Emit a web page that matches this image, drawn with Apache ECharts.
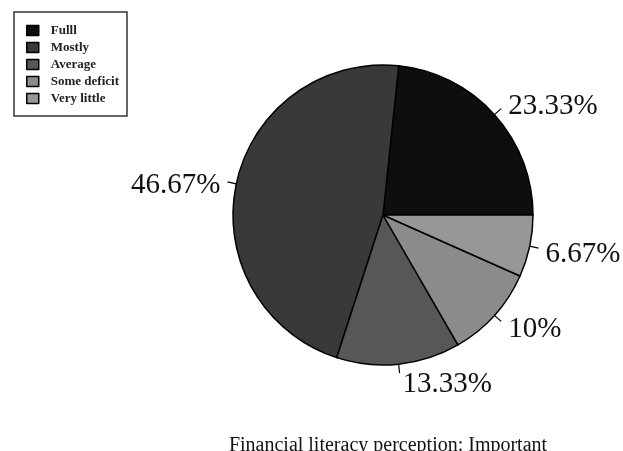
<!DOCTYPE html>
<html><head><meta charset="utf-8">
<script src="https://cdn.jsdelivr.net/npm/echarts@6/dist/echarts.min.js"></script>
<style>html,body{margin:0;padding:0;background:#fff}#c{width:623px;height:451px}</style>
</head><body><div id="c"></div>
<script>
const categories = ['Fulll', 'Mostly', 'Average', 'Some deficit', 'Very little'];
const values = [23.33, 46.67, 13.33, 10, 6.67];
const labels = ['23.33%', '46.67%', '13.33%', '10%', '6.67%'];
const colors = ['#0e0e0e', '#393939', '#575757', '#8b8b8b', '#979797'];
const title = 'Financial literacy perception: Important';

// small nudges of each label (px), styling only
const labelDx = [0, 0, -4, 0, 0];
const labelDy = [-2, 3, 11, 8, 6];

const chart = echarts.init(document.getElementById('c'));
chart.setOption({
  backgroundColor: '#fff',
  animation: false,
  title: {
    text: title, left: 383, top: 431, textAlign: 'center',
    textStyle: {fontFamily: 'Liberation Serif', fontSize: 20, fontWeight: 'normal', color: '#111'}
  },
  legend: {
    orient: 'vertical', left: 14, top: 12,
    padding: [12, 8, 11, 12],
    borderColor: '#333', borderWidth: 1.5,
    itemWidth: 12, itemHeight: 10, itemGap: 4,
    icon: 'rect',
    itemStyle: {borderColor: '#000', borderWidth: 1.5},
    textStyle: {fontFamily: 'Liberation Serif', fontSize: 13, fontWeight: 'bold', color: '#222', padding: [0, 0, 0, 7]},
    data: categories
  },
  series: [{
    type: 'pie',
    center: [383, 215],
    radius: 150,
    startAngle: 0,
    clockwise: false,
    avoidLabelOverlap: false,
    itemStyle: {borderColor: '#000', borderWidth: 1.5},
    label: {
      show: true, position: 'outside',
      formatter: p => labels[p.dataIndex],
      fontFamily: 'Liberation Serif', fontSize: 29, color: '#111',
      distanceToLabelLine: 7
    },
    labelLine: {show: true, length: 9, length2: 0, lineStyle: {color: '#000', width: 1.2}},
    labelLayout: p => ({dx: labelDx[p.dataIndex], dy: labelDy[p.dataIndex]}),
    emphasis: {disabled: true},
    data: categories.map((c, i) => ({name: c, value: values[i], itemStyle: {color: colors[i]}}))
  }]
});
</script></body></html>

⁂

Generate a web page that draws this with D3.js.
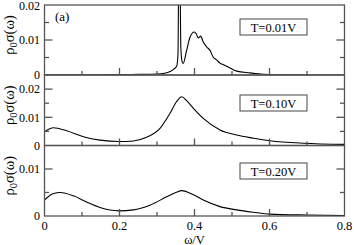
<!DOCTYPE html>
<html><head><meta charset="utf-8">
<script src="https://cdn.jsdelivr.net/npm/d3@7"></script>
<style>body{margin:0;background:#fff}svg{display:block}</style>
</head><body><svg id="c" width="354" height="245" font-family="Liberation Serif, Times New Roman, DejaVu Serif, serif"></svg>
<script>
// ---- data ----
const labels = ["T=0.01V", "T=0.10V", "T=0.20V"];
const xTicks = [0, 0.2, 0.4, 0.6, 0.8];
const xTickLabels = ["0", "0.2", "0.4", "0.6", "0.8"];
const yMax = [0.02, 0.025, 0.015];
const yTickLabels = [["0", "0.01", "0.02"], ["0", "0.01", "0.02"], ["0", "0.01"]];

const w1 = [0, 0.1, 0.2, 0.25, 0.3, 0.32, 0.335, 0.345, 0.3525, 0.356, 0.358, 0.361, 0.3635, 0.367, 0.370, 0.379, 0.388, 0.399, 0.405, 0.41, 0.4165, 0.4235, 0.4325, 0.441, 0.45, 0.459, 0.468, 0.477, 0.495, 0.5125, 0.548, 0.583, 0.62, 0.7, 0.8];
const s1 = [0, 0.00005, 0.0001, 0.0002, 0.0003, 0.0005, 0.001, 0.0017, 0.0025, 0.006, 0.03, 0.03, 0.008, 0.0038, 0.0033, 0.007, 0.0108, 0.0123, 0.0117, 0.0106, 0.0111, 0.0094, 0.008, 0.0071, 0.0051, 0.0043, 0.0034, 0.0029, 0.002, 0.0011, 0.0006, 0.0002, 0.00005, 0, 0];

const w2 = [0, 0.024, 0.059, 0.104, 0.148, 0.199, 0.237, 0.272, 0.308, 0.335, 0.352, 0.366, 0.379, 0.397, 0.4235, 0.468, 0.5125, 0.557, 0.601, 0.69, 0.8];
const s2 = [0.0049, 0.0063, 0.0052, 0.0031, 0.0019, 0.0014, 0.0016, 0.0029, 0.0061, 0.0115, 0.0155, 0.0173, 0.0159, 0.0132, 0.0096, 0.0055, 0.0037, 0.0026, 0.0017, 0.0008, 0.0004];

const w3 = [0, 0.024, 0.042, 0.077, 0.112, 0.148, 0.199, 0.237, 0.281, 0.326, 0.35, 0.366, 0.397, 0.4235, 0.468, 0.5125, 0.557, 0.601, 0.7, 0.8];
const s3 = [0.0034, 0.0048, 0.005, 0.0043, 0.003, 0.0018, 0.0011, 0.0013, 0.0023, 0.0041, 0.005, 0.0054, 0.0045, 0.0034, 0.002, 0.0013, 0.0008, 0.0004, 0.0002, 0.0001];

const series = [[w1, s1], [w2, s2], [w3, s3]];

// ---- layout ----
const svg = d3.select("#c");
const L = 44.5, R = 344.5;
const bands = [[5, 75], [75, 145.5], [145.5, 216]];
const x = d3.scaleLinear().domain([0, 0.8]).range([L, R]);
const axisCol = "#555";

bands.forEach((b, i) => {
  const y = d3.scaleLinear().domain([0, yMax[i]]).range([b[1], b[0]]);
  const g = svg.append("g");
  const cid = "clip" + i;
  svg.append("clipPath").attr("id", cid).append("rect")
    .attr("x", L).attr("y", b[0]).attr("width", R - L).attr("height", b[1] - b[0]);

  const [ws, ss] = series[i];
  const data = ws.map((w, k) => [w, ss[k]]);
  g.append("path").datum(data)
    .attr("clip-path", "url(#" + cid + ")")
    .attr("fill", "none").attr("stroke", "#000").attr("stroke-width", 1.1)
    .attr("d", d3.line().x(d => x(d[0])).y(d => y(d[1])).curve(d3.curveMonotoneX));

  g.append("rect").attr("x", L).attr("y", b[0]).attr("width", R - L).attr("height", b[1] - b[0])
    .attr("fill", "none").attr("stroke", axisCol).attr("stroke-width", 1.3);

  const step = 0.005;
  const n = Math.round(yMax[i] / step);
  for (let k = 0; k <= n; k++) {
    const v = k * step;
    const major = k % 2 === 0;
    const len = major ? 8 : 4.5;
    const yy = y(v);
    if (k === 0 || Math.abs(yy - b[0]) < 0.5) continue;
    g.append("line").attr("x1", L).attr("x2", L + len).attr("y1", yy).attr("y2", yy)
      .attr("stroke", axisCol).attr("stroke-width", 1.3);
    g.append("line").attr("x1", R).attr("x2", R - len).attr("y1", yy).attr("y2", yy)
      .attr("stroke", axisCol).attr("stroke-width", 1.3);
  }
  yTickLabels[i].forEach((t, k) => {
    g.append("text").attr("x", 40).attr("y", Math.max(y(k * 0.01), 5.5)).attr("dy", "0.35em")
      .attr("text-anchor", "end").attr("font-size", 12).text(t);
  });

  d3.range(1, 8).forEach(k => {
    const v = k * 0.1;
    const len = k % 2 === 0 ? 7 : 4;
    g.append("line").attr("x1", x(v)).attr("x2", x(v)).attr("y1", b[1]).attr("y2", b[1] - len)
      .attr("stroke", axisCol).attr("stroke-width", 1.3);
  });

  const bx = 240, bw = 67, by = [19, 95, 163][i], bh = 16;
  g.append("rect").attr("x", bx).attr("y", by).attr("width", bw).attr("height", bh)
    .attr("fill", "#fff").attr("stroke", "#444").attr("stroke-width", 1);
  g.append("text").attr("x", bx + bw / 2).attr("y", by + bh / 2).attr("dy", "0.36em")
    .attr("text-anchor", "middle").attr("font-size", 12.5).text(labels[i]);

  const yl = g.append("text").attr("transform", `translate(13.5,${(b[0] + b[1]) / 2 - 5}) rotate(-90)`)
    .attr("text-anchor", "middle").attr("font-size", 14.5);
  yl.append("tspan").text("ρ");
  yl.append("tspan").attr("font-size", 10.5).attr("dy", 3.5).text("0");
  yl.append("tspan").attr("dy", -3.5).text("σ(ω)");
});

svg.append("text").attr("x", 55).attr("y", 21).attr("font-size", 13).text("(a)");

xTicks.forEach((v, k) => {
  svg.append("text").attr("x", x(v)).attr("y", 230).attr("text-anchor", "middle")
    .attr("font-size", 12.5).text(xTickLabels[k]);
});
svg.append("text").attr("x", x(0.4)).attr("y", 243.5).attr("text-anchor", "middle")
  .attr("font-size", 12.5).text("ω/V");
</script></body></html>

⁂

▶ **The problem**:
Copy out each line of the data where the string "with" appears.

▶ **Solved problem**:
Emit a web page that matches this image, drawn with Apache ECharts.
Generate a web page that draws this with D3.js.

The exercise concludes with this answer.